> **What needs to be done**: Print exactly the lines from the first one down to the line that contains "const yTicks = [0, 0.001, 0.002, 0.003, 0.004, 0.005];", both included, and skip the pictures.

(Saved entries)
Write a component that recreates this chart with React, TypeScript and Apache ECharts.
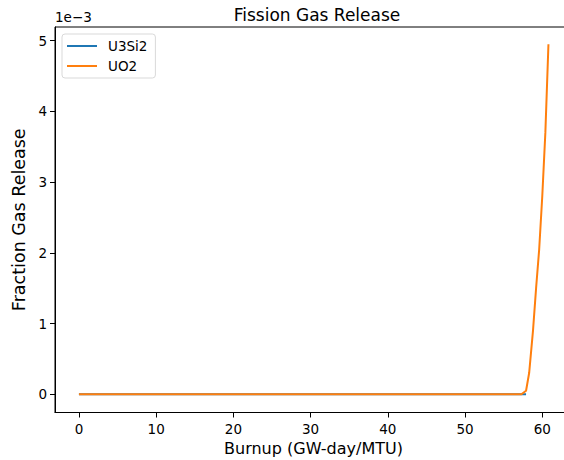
import React, { useEffect, useRef } from "react";
import * as echarts from "echarts";

// Burnup (GW-day/MTU) and fission gas release fraction for each fuel
const u3si2Burnup = [0, 10, 20, 30, 40, 50, 57.9];
const u3si2Release = [0, 0, 0, 0, 0, 0, 0];

const uo2Burnup = [0, 10, 20, 30, 40, 50, 57.3, 57.9, 58.3, 58.8, 59.2, 59.6, 60.0, 60.4, 60.8];
const uo2Release = [0, 0, 0, 0, 0, 0, 0, 0.00005, 0.0003, 0.0009, 0.0015, 0.00205, 0.0028, 0.0037, 0.00495];

const xTicks = [0, 10, 20, 30, 40, 50, 60];
const yTicks = [0, 0.001, 0.002, 0.003, 0.004, 0.005];

const FONT = "DejaVu Sans";
const BLUE = "#1f77b4";
const ORANGE = "#ff7f0e";

function pairs(xs: number[], ys: number[]) {
  return xs.map((x, i) => [x, ys[i]]);
}

export default function App() {
  const ref = useRef<HTMLDivElement>(null);

  useEffect(() => {
    if (!ref.current) return;
    const chart = echarts.init(ref.current, null, { renderer: "svg" });
    chart.setOption({
      animation: false,
      backgroundColor: "#ffffff",
      title: {
        text: "Fission Gas Release",
        left: 312,
        textAlign: "center",
        top: 1,
        textStyle: { fontFamily: FONT, fontSize: 17, fontWeight: "normal", color: "#000" },
      },
      legend: {
        left: 62,
        top: 34,
        orient: "vertical",
        icon: "rect",
        itemWidth: 30,
        itemHeight: 2,
        itemGap: 6,
        padding: [5, 8, 5, 5],
        borderColor: "#d9d9d9",
        borderWidth: 1,
        borderRadius: 3,
        backgroundColor: "rgba(255,255,255,0.8)",
        textStyle: { fontFamily: FONT, fontSize: 13.5, color: "#000", padding: [0, 0, 0, 6] },
        data: ["U3Si2", "UO2"],
      },
      // scale multiplier shown above the y axis
      graphic: [
        {
          type: "text",
          left: 55,
          top: 10,
          style: { text: "1e\u22123", font: `13.5px '${FONT}'`, fill: "#000" },
        },
      ],
      grid: {
        left: 55,
        width: 517,
        top: 27,
        height: 385.5,
        outerBoundsMode: "none",
        show: true,
        borderColor: "#000",
        borderWidth: 1,
        containLabel: false,
      },
      xAxis: {
        type: "value",
        min: -3.1,
        max: 63.85,
        name: "Burnup (GW-day/MTU)",
        nameLocation: "middle",
        nameGap: 27,
        nameTextStyle: { fontFamily: FONT, fontSize: 16, color: "#000" },
        axisLine: { show: true, onZero: false, lineStyle: { color: "#000", width: 1 } },
        axisTick: { show: true, customValues: xTicks, length: 5, lineStyle: { color: "#000" } },
        axisLabel: {
          customValues: xTicks,
          fontFamily: FONT,
          fontSize: 13.5,
          color: "#000",
          margin: 9,
        },
        splitLine: { show: false },
      },
      yAxis: {
        type: "value",
        min: -0.000258,
        max: 0.005194,
        name: "Fraction Gas Release",
        nameLocation: "middle",
        nameGap: 26,
        nameRotate: 90,
        nameTextStyle: { fontFamily: FONT, fontSize: 17.5, color: "#000" },
        axisLine: { show: true, onZero: false, lineStyle: { color: "#000", width: 1 } },
        axisTick: { show: true, customValues: yTicks, length: 5, lineStyle: { color: "#000" } },
        axisLabel: {
          customValues: yTicks,
          fontFamily: FONT,
          fontSize: 13.5,
          color: "#000",
          margin: 8,
          formatter: (v: number) => String(Math.round(v * 1000)),
        },
        splitLine: { show: false },
      },
      series: [
        {
          name: "U3Si2",
          type: "line",
          data: pairs(u3si2Burnup, u3si2Release),
          showSymbol: false,
          symbol: "none",
          lineStyle: { color: BLUE, width: 2 },
          itemStyle: { color: BLUE },
        },
        {
          name: "UO2",
          type: "line",
          data: pairs(uo2Burnup, uo2Release),
          showSymbol: false,
          symbol: "none",
          lineStyle: { color: ORANGE, width: 2 },
          itemStyle: { color: ORANGE },
        },
      ],
    });
    return () => chart.dispose();
  }, []);

  return (
    <div
      ref={ref}
      style={{ position: "fixed", left: 0, top: 0, width: 564, height: 460, overflow: "hidden" }}
    />
  );
}
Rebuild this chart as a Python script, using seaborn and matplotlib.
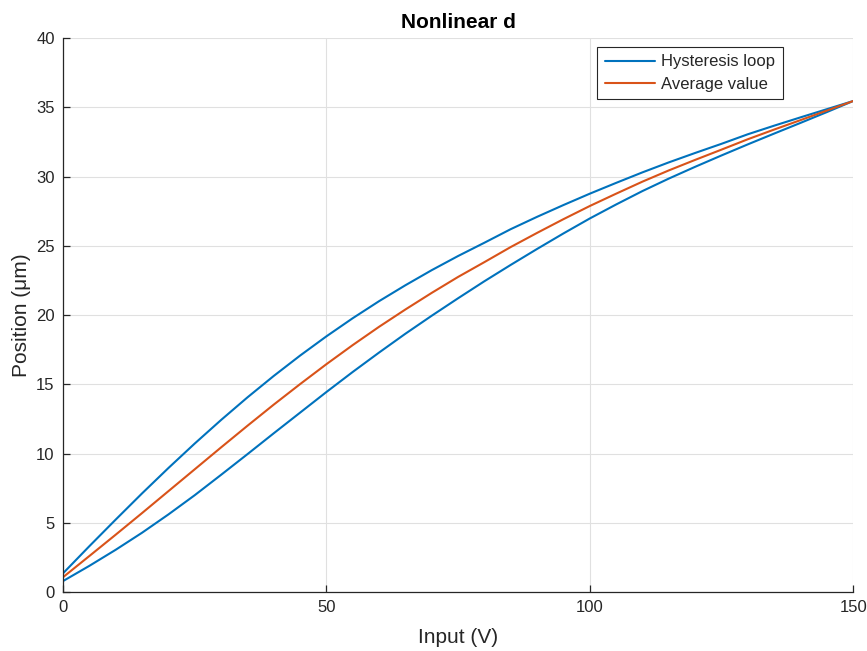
import matplotlib
matplotlib.use("Agg")
import matplotlib.pyplot as plt
import pandas as pd
import seaborn as sns

# Input voltage samples (V)
voltage = [0, 5, 10, 15, 20, 25, 30, 35, 40, 45, 50, 55, 60, 65, 70, 75,
           80, 85, 90, 95, 100, 105, 110, 115, 120, 125, 130, 135, 140, 145, 150]

# Hysteresis loop: ascending (lower) branch, in µm
ascending = [0.79, 1.89, 3.05, 4.28, 5.60, 6.99, 8.46, 9.95, 11.46, 12.95,
             14.44, 15.89, 17.29, 18.65, 19.95, 21.21, 22.44, 23.62, 24.77, 25.89,
             26.97, 27.98, 28.95, 29.85, 30.70, 31.52, 32.32, 33.10, 33.87, 34.65,
             35.45]

# Hysteresis loop: descending (upper) branch, in µm
descending = [1.35, 3.31, 5.23, 7.12, 8.95, 10.72, 12.42, 14.05, 15.60, 17.07,
              18.46, 19.77, 21.00, 22.15, 23.24, 24.26, 25.22, 26.20, 27.09, 27.94,
              28.76, 29.54, 30.30, 31.02, 31.70, 32.36, 33.05, 33.67, 34.27, 34.86,
              35.45]

# Average of the two branches, in µm
average = [1.07, 2.60, 4.14, 5.70, 7.28, 8.86, 10.44, 12.00, 13.53, 15.01,
           16.45, 17.83, 19.15, 20.40, 21.60, 22.75, 23.82, 24.91, 25.93, 26.92,
           27.87, 28.76, 29.63, 30.44, 31.20, 31.94, 32.69, 33.39, 34.07, 34.76,
           35.45]

x_ticks = [0, 50, 100, 150]
y_ticks = [0, 5, 10, 15, 20, 25, 30, 35, 40]

loop_name = "Hysteresis loop"
avg_name = "Average value"

# The loop is traced up the ascending branch and back down the descending one
loop_df = pd.DataFrame({
    "Input": voltage + voltage[::-1],
    "Position": ascending + descending[::-1],
    "series": loop_name,
})
avg_df = pd.DataFrame({"Input": voltage, "Position": average, "series": avg_name})
df = pd.concat([loop_df, avg_df], ignore_index=True)

sns.set_theme(style="whitegrid")
plt.rcParams["font.family"] = ["Liberation Sans", "DejaVu Sans"]
plt.rcParams["axes.unicode_minus"] = False

fig = plt.figure(figsize=(8.67, 6.51), dpi=100)
ax = fig.add_axes([0.0727, 0.0906, 0.9113, 0.851])

sns.lineplot(
    data=df, x="Input", y="Position", hue="series",
    palette={loop_name: "#0072BD", avg_name: "#D95319"},
    sort=False, estimator=None, linewidth=1.5, ax=ax,
)

ax.set_xlim(0, 150)
ax.set_ylim(0, 40)
ax.set_xticks(x_ticks)
ax.set_yticks(y_ticks)

ax.grid(True, color="#E0E0E0", linewidth=0.8)
ax.set_axisbelow(True)
ax.set_facecolor("white")

for side in ("top", "right"):
    ax.spines[side].set_visible(False)
for side in ("left", "bottom"):
    ax.spines[side].set_visible(True)
    ax.spines[side].set_color("#262626")
    ax.spines[side].set_linewidth(0.9)

ax.tick_params(axis="both", direction="in", length=5, width=0.9,
               colors="#262626", labelsize=12, pad=6,
               left=True, bottom=True, top=False, right=False)

ax.set_xlabel("Input (V)", fontsize=15, color="#262626", labelpad=9)
ax.set_ylabel("Position (μm)", fontsize=15, color="#262626", labelpad=4)
ax.set_title("Nonlinear d", fontsize=15, fontweight="bold", color="black", pad=7)

leg = ax.legend(loc="upper right", bbox_to_anchor=(0.911, 0.984),
                fontsize=12, frameon=True, fancybox=False, framealpha=1,
                edgecolor="#262626", borderpad=0.45, handlelength=3.0,
                handletextpad=0.4, labelspacing=0.45, borderaxespad=0)
leg.get_frame().set_linewidth(0.8)
leg.set_title(None)

fig.savefig("out.png", dpi=100, facecolor="white")
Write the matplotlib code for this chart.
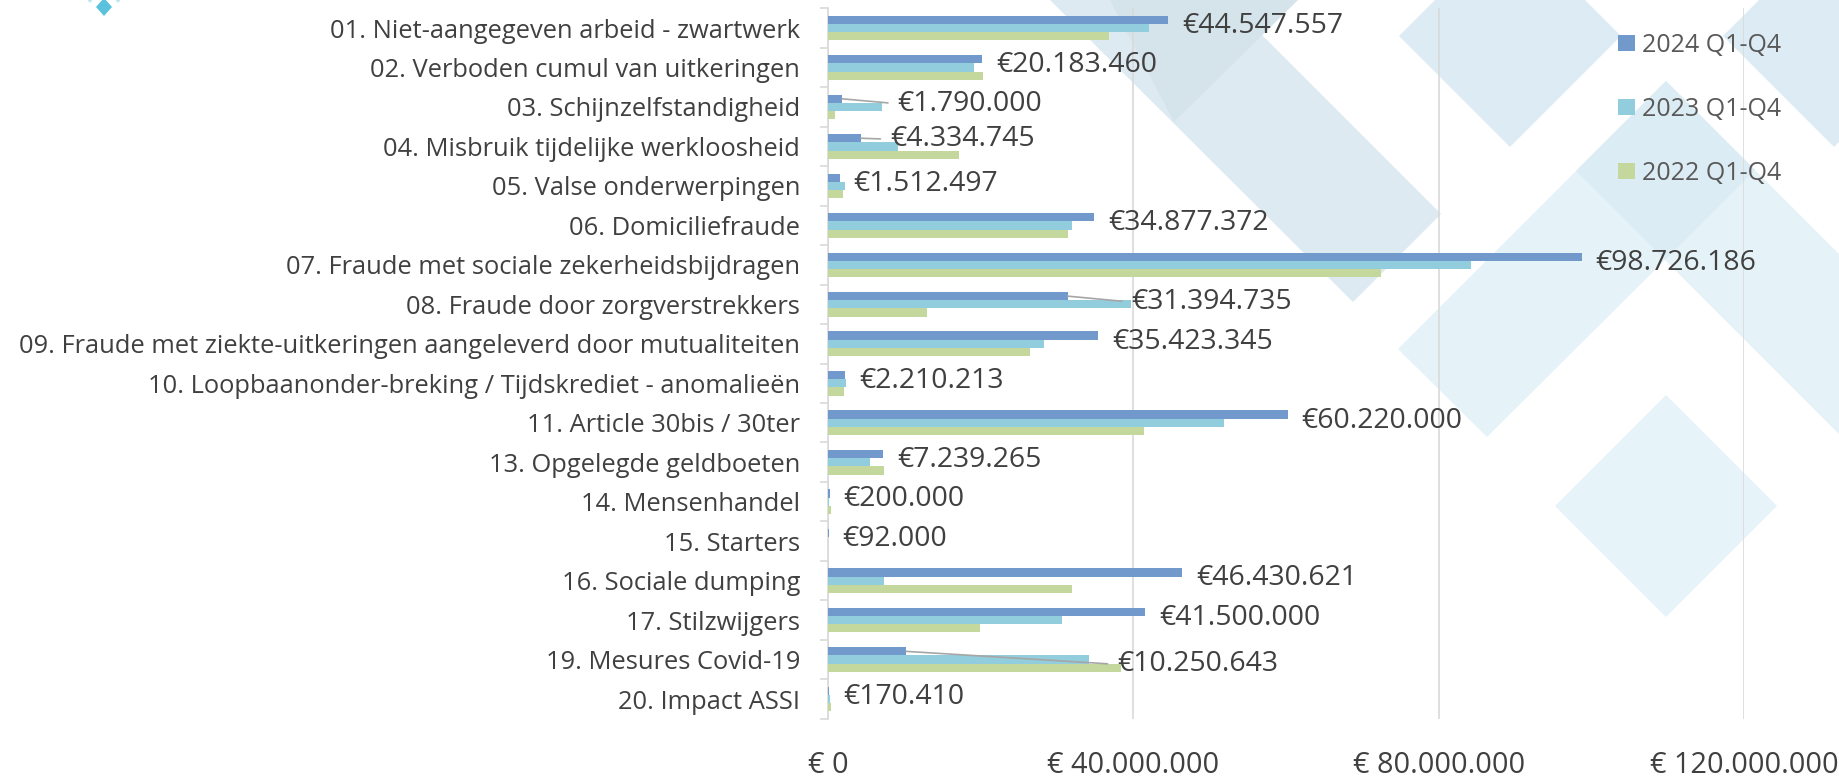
import matplotlib
matplotlib.use("Agg")
import matplotlib.pyplot as plt
from matplotlib.patches import Polygon, Patch
import numpy as np

plt.rcParams["font.family"] = ["Open Sans", "DejaVu Sans"]

# ---- data -------------------------------------------------------------
categories = [
    "01. Niet-aangegeven arbeid - zwartwerk",
    "02. Verboden cumul van uitkeringen",
    "03. Schijnzelfstandigheid",
    "04. Misbruik tijdelijke werkloosheid",
    "05. Valse onderwerpingen",
    "06. Domiciliefraude",
    "07. Fraude met sociale zekerheidsbijdragen",
    "08. Fraude door zorgverstrekkers",
    "09. Fraude met ziekte-uitkeringen aangeleverd door mutualiteiten",
    "10. Loopbaanonder-breking / Tijdskrediet - anomalieën",
    "11. Article 30bis / 30ter",
    "13. Opgelegde geldboeten",
    "14. Mensenhandel",
    "15. Starters",
    "16. Sociale dumping",
    "17. Stilzwijgers",
    "19. Mesures Covid-19",
    "20. Impact ASSI",
]

v2024 = [44547557, 20183460, 1790000, 4334745, 1512497, 34877372, 98726186,
         31394735, 35423345, 2210213, 60220000, 7239265, 200000, 92000,
         46430621, 41500000, 10250643, 170410]
v2023 = [42.0e6, 19.1e6, 7.1e6, 9.2e6, 2.25e6, 32.0e6, 84.3e6, 39.7e6, 28.3e6,
         2.4e6, 51.9e6, 5.5e6, 0.1e6, 0, 7.4e6, 30.7e6, 34.2e6, 0.2e6]
v2022 = [36.8e6, 20.3e6, 0.92e6, 17.1e6, 2.0e6, 31.5e6, 72.4e6, 12.95e6, 26.4e6,
         2.04e6, 41.45e6, 7.36e6, 0.4e6, 0, 31.95e6, 19.9e6, 38.4e6, 0.45e6]

series_labels = ["2024 Q1-Q4", "2023 Q1-Q4", "2022 Q1-Q4"]
x_ticks = [0, 40_000_000, 80_000_000, 120_000_000]

# ---- style ------------------------------------------------------------
W, H = 1839, 777
c2024, c2023, c2022 = "#7199CC", "#92CDDD", "#C4D79C"
text_col = "#404040"
grid_col = "#D9D9D9"
leader_col = "#A6A6A6"

# label offsets (pixels) for the 2024 values; some carry a leader line
default_offset = (14, -6)
leader_offsets = {2: (56, -5), 3: (29, -1), 7: (64, -6), 16: (211, -13)}


def euro(v, space=False):
    s = f"{int(round(v)):,}".replace(",", ".")
    return ("€ " if space else "€") + s


def fig_xy(x, y):
    return (x / W, 1 - y / H)


fig = plt.figure(figsize=(W / 100, H / 100), dpi=100)

# decorative background shapes (pixel coordinates, origin top-left)
bg_shapes = [
    ([(1050, 0), (1227, 0), (1441, 214), (1353, 302)], "#DDEAF1"),
    ([(1110, 0), (1298, 0), (1174, 122)], "#D5E3EB"),
    ([(1399, 36), (1510, -75), (1621, 36), (1510, 147)], "#DDECF4"),
    ([(1723, 36), (1834, -75), (1945, 36), (1834, 147)], "#DDECF4"),
    ([(1398, 349), (1666, 81), (1860, 275), (1860, 455), (1665, 260), (1487, 437)], "#E5F3F8"),
    ([(1666, 81), (1755, 170), (1665, 260), (1576, 171)], "#DCECF4"),
    ([(1555, 506), (1666, 395), (1777, 506), (1666, 617)], "#E6F3F8"),
]
for pts, col in bg_shapes:
    fig.add_artist(Polygon([fig_xy(x, y) for x, y in pts], closed=True,
                           transform=fig.transFigure, facecolor=col,
                           edgecolor="none", zorder=-10))

# small logo diamonds in the top-left corner
for cx, cy, r, col in [(104, 7, 8, "#5BC2DE"), (90, -3, 5, "#BFE5F0"), (118, -3, 5, "#BFE5F0")]:
    fig.add_artist(Polygon([fig_xy(cx - r, cy), fig_xy(cx, cy - r - 1),
                            fig_xy(cx + r, cy), fig_xy(cx, cy + r + 1)],
                           closed=True, transform=fig.transFigure,
                           facecolor=col, edgecolor="none", zorder=-9))

# plot area
left, right, top, bottom = 828, 1744, 8.3, 718.8
ax = fig.add_axes([left / W, 1 - bottom / H, (right - left) / W, (bottom - top) / H])
ax.set_facecolor("none")

n = len(categories)
y = np.arange(n)
h = 0.208

ax.barh(y - h, v2024, height=h, color=c2024, label=series_labels[0], zorder=3)
ax.barh(y, v2023, height=h, color=c2023, label=series_labels[1], zorder=3)
ax.barh(y + h, v2022, height=h, color=c2022, label=series_labels[2], zorder=3)

ax.set_xlim(0, x_ticks[-1])
ax.set_ylim(n - 0.5, -0.5)

# value labels for 2024
for i, v in enumerate(v2024):
    if i in leader_offsets:
        ax.annotate(euro(v), xy=(v, i - h), xytext=leader_offsets[i],
                    textcoords="offset pixels", ha="left", va="center",
                    fontsize=20.4, color=text_col, zorder=5,
                    arrowprops=dict(arrowstyle="-", color=leader_col, lw=1.2,
                                    shrinkA=5, shrinkB=0, relpos=(0, 0.5)))
    else:
        ax.annotate(euro(v), xy=(v, i - h), xytext=default_offset,
                    textcoords="offset pixels", ha="left", va="center",
                    fontsize=20.4, color=text_col, zorder=5)

# axes styling
for s in ("top", "right", "bottom"):
    ax.spines[s].set_visible(False)
ax.spines["left"].set_color(grid_col)
ax.spines["left"].set_linewidth(1.2)

ax.set_xticks(x_ticks)
ax.set_xticklabels([euro(t, space=True) for t in x_ticks])
ax.tick_params(axis="x", length=0, pad=23, labelsize=20.8, labelcolor=text_col)
ax.xaxis.grid(True, color=grid_col, linewidth=1.2)
ax.set_axisbelow(True)

ax.set_yticks(np.arange(n + 1) - 0.5)
ax.set_yticklabels([])
ax.tick_params(axis="y", which="major", length=6, width=1.2, color=grid_col)
ax.set_yticks(y, minor=True)
ax.set_yticklabels(categories, minor=True)
ax.tick_params(axis="y", which="minor", length=0, pad=20, labelsize=18.4,
               labelcolor=text_col)

handles = [Patch(facecolor=c, edgecolor="none") for c in (c2024, c2023, c2022)]
fig.legend(handles, series_labels, loc="upper left",
           bbox_to_anchor=fig_xy(1618, 33), bbox_transform=fig.transFigure,
           frameon=False, fontsize=18, labelcolor="#595959",
           handlelength=0.66, handleheight=0.64, handletextpad=0.3,
           labelspacing=1.56, borderpad=0, borderaxespad=0)

fig.savefig("out.png", dpi=100)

> **Solution**:
Write a component that recreates this chart with React, TypeScript and Apache ECharts.
import React, { useEffect, useRef } from "react";
import * as echarts from "echarts";

// Burnup (GW-day/MTU) and fission gas release fraction for each fuel
const u3si2Burnup = [0, 10, 20, 30, 40, 50, 57.9];
const u3si2Release = [0, 0, 0, 0, 0, 0, 0];

const uo2Burnup = [0, 10, 20, 30, 40, 50, 57.3, 57.9, 58.3, 58.8, 59.2, 59.6, 60.0, 60.4, 60.8];
const uo2Release = [0, 0, 0, 0, 0, 0, 0, 0.00005, 0.0003, 0.0009, 0.0015, 0.00205, 0.0028, 0.0037, 0.00495];

const xTicks = [0, 10, 20, 30, 40, 50, 60];
const yTicks = [0, 0.001, 0.002, 0.003, 0.004, 0.005];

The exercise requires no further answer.